Urban parks are designed, at least ostensibly, for human use. But the human use that most parks are designed for is specific and incomplete: children's play, athletic recreation, passive contemplation, the occasional festival. The adult who wants to sit, linger, encounter other adults, and perhaps talk to them — the adult whose social need is precisely the kind of ambient informal contact that a well-designed gathering space should support — finds in most urban parks an environment that was not built with them in mind. The benches face the wrong way. The seating is isolated rather than clustered. There is nothing to do and nowhere to put a coffee. The space is designed for transit and for viewing rather than for lingering and for meeting.

This is a design failure with social consequences. The park is, in principle, one of the few freely accessible public spaces in most American cities where adults can be present without obligation, in proximity to other people, over extended periods. In practice, its design usually undermines this potential. William H. Whyte's meticulous observation of New York City's public spaces, documented in The Social Life of Small Urban Spaces, established that the difference between a space that attracts and holds people and one that does not is not primarily a matter of aesthetics or programming but of specific, measurable design features: movable seating, food availability, edges and semi-enclosed areas that provide a sense of enclosure without isolation, sun exposure, and the presence of other people — who are, Whyte found, the primary attraction of public space to other people. Successful spaces generate social life not through programming but through design that makes lingering natural and comfortable.

The friendship implications of park design are indirect but real. Parks do not produce friendship directly; they produce the conditions for the repeated informal encounter from which friendship grows. The adult who sits in the same park at the same time regularly will, over weeks and months, begin to recognize the same faces — the person who walks the same dog at the same hour, the couple who occupies the same bench on weekend mornings, the retirees who play chess every Tuesday afternoon. This recognition is the social substrate from which acquaintanceship forms, and acquaintanceship is the substrate from which friendship can be recruited. The park does not do the friendship for anyone; it provides the ambient social exposure that makes friendship formation possible without requiring the social investment that deliberate friendship-seeking demands.
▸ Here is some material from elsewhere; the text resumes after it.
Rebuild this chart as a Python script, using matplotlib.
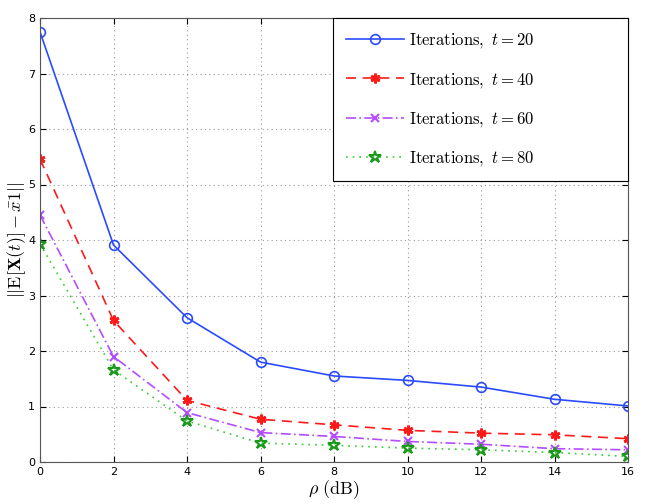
import matplotlib
matplotlib.use("Agg")
import matplotlib.pyplot as plt

rho = [0, 2, 4, 6, 8, 10, 12, 14, 16]
t20 = [7.75, 3.91, 2.60, 1.80, 1.55, 1.47, 1.35, 1.13, 1.01]
t40 = [5.46, 2.55, 1.11, 0.77, 0.67, 0.57, 0.52, 0.49, 0.42]
t60 = [4.45, 1.90, 0.89, 0.53, 0.46, 0.37, 0.32, 0.24, 0.22]
t80 = [3.93, 1.66, 0.74, 0.34, 0.30, 0.25, 0.22, 0.17, 0.10]
labels = [r'$\mathrm{Iterations,}\ t=20$', r'$\mathrm{Iterations,}\ t=40$',
          r'$\mathrm{Iterations,}\ t=60$', r'$\mathrm{Iterations,}\ t=80$']
xticks = [0, 2, 4, 6, 8, 10, 12, 14, 16]
yticks = [0, 1, 2, 3, 4, 5, 6, 7, 8]

plt.rcParams['mathtext.fontset'] = 'cm'
plt.rcParams['font.family'] = ['DejaVu Sans']

fig = plt.figure(figsize=(6.54, 5.04), dpi=100)
ax = fig.add_axes([40/654, 1 - 462/504, 588/654, 444/504])

ax.plot(rho, t20, color='#2a4bff', linestyle='-', marker='o', markersize=7,
        markerfacecolor='none', markeredgewidth=1.2, linewidth=1.2, label=labels[0])
ax.plot(rho, t40, color='#ff1a1a', linestyle=(0, (6, 4)), marker=(6, 2, 0), markersize=7,
        markeredgewidth=2, linewidth=1.2, label=labels[1])
ax.plot(rho, t60, color='#b44cff', linestyle=(0, (6, 2, 1, 2)), marker='x', markersize=6,
        markeredgewidth=1.5, linewidth=1.2, label=labels[2])
ax.plot(rho, t80, color='#33cc33', linestyle=(0, (1, 3)), marker='*', markersize=9,
        markerfacecolor='none', markeredgecolor='#1a991a', markeredgewidth=1.5,
        linewidth=1.2, label=labels[3])

ax.set_xlim(0, 16)
ax.set_ylim(0, 8)
ax.set_xticks(xticks)
ax.set_yticks(yticks)
ax.tick_params(direction='in', labelsize=8, length=4, top=True, right=True)
ax.grid(True, linestyle=(0, (1, 3)), color='#999999', linewidth=0.8)
for s in ax.spines.values():
    s.set_color('#555555')

ax.set_xlabel(r'$\rho\ \mathrm{(dB)}$', fontsize=13, labelpad=1)
ax.set_ylabel(r'$||\mathrm{E}[\mathbf{X}(t)]-\bar{x}\mathbf{1}||$', fontsize=13, labelpad=0)

x0 = (333 - 40) / 588
leg = ax.legend(loc='upper left', bbox_to_anchor=(x0, 1.0, 1.0 - x0, 0.0), mode='expand',
                fontsize=12, fancybox=False, framealpha=1,
                edgecolor='black', borderpad=0.75, labelspacing=1.2, handlelength=3.5,
                handletextpad=0.3, borderaxespad=0)
leg.get_frame().set_linewidth(0.8)

fig.savefig('out.png', dpi=100)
Design features that support adult social encounter are well understood in the park design literature and are not expensively achieved. Movable seating — chairs that can be arranged by users rather than fixed in isolated positions — is the single intervention most consistently associated with increased social use of public spaces. Seating arranged in clusters of two to four chairs encourages the small-group conversation that is the natural unit of adult social interaction. Food and drink availability — whether a café kiosk, a food truck station, a water fountain with attractive seating nearby — dramatically increases the duration of stays, and longer stays mean more encounters and more social habituation to the space and its regulars. Shelter from weather, without enclosure: a pergola, a pavilion, a canopy that provides protection from rain and direct sun while remaining open and social. Activity anchors — the chess tables of Central Park, the bocce courts of neighborhood Italian-American parks, the pétanque court of French municipal parks — provide a socially legitimate reason for extended presence and a natural conversation prompt between strangers. These features are not expensive. They are not experimental. They are simply not what most parks are built for, because most parks are built to satisfy a different set of requirements.
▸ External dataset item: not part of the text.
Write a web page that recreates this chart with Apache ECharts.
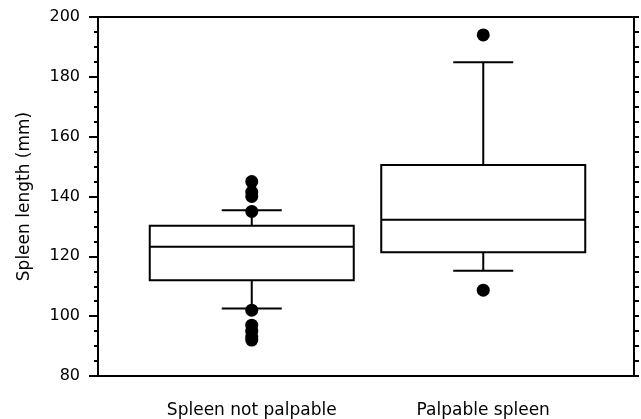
<!DOCTYPE html>
<html>
<head>
<meta charset="utf-8">
<script src="https://cdn.jsdelivr.net/npm/echarts@6/dist/echarts.min.js"></script>
<style>html,body{margin:0;padding:0;background:#fff}#c{width:641px;height:419px}</style>
</head>
<body>
<div id="c"></div>
<script>
const categories = ['Spleen not palpable', 'Palpable spleen'];
const lowWhisker = [102.6, 115.2];
const q1 = [112, 121.4];
const median = [123.2, 132.2];
const q3 = [130.2, 150.5];
const highWhisker = [135.4, 184.9];
const outliersNotPalpable = [145, 141.5, 140, 135, 102, 97, 95, 93, 92];
const outliersPalpable = [194, 108.7];
const yTicks = [80, 100, 120, 140, 160, 180, 200];

const boxData = categories.map((c, i) => [i, lowWhisker[i], q1[i], median[i], q3[i], highWhisker[i]]);
const outlierData = outliersNotPalpable.map(v => [0, v]).concat(outliersPalpable.map(v => [1, v]));

const FONT = 'DejaVu Sans';
const chart = echarts.init(document.getElementById('c'), null, {renderer: 'canvas'});
const yMin = yTicks[0], yMax = yTicks[yTicks.length - 1], yStep = yTicks[1] - yTicks[0];

chart.setOption({
  backgroundColor: '#fff',
  animation: false,
  grid: [
    {left: 98, right: 7, top: 17, bottom: 43, show: true, borderColor: '#000', borderWidth: 2, backgroundColor: 'transparent'},
    {left: 136, right: 42, top: 17, bottom: 43}
  ],
  xAxis: [
    {gridIndex: 0, type: 'value', min: 0, max: 1, show: false},
    {gridIndex: 1, type: 'category', data: categories, boundaryGap: true,
     axisLine: {show: false}, axisTick: {show: false},
     axisLabel: {color: '#000', fontFamily: FONT, fontSize: 17, margin: 26}}
  ],
  yAxis: [
    {gridIndex: 0, type: 'value', position: 'left', min: yMin, max: yMax, interval: yStep,
     name: 'Spleen length (mm)', nameLocation: 'middle', nameGap: 65,
     nameTextStyle: {color: '#000', fontFamily: FONT, fontSize: 17},
     axisLine: {show: true, lineStyle: {color: '#000', width: 2}},
     axisTick: {show: true, inside: false, length: 9, lineStyle: {color: '#000', width: 2}},
     minorTick: {show: true, splitNumber: 4, length: 4, lineStyle: {color: '#000', width: 2}},
     splitLine: {show: false},
     axisLabel: {color: '#000', fontFamily: FONT, fontSize: 16, margin: 18}},
    {gridIndex: 0, type: 'value', position: 'right', min: yMin, max: yMax, interval: yStep,
     axisLine: {show: true, lineStyle: {color: '#000', width: 2}},
     axisTick: {show: true, inside: false, length: 5, lineStyle: {color: '#000', width: 2}},
     minorTick: {show: true, splitNumber: 4, length: 5, lineStyle: {color: '#000', width: 2}},
     splitLine: {show: false}, axisLabel: {show: false}},
    {gridIndex: 1, type: 'value', min: yMin, max: yMax, interval: yStep, show: false}
  ],
  series: [
    {
      type: 'custom', xAxisIndex: 1, yAxisIndex: 2,
      data: boxData,
      encode: {x: 0, y: [1, 2, 3, 4, 5]},
      renderItem: function (params, api) {
        const x = api.coord([api.value(0), 0])[0];
        const yLow = api.coord([api.value(0), api.value(1)])[1];
        const yQ1 = api.coord([api.value(0), api.value(2)])[1];
        const yMed = api.coord([api.value(0), api.value(3)])[1];
        const yQ3 = api.coord([api.value(0), api.value(4)])[1];
        const yHigh = api.coord([api.value(0), api.value(5)])[1];
        const hw = 102, cw = 30;
        const st = {stroke: '#000', lineWidth: 2, fill: null};
        return {
          type: 'group',
          children: [
            {type: 'line', shape: {x1: x, y1: yQ3, x2: x, y2: yHigh}, style: st},
            {type: 'line', shape: {x1: x, y1: yQ1, x2: x, y2: yLow}, style: st},
            {type: 'line', shape: {x1: x - cw, y1: yHigh, x2: x + cw, y2: yHigh}, style: st},
            {type: 'line', shape: {x1: x - cw, y1: yLow, x2: x + cw, y2: yLow}, style: st},
            {type: 'rect', shape: {x: x - hw, y: yQ3, width: 2 * hw, height: yQ1 - yQ3}, style: {stroke: '#000', lineWidth: 2, fill: '#fff'}},
            {type: 'line', shape: {x1: x - hw, y1: yMed, x2: x + hw, y2: yMed}, style: st}
          ]
        };
      },
      z: 2
    },
    {
      type: 'scatter', xAxisIndex: 1, yAxisIndex: 2,
      data: outlierData, symbol: 'circle', symbolSize: 13,
      itemStyle: {color: '#000', opacity: 1}, z: 3
    }
  ]
});
</script>
</body>
</html>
The political economy of park design pushes toward safety, maintenance, and liability — the concerns that dominate park department decision-making. Fixed seating is easier to maintain than movable chairs. Open, unobstructed spaces are easier to survey for safety than intimate seating areas. Smooth pavement is preferable to the varied topography that creates the spatial differentiation that makes parks interesting. Programming — scheduled, staffed, visible events — is the park department's primary tool for demonstrating use and justifying budget. The design features that support the casual, unscheduled adult social contact that generates friendship are systematically crowded out by the design features that serve maintenance, surveillance, and programmatic accountability.

The alternative is not difficult to describe. A park designed for adult social life would offer: movable, comfortable seating arranged in conversation-friendly clusters with reconfigurability; weather protection without enclosure; food and drink available without requiring departure from the social space; activity anchors that provide a legitimate reason for extended presence; and spatial differentiation — distinct sub-areas with different characters, from the active and social to the quieter and more reflective — so that people can self-select into the level of social exposure they prefer. These are not utopian requirements. They describe what most successful public spaces in cities with strong public life already provide. The question is whether American park design will recognize adult social need as a legitimate design criterion alongside safety, maintenance, and children's play.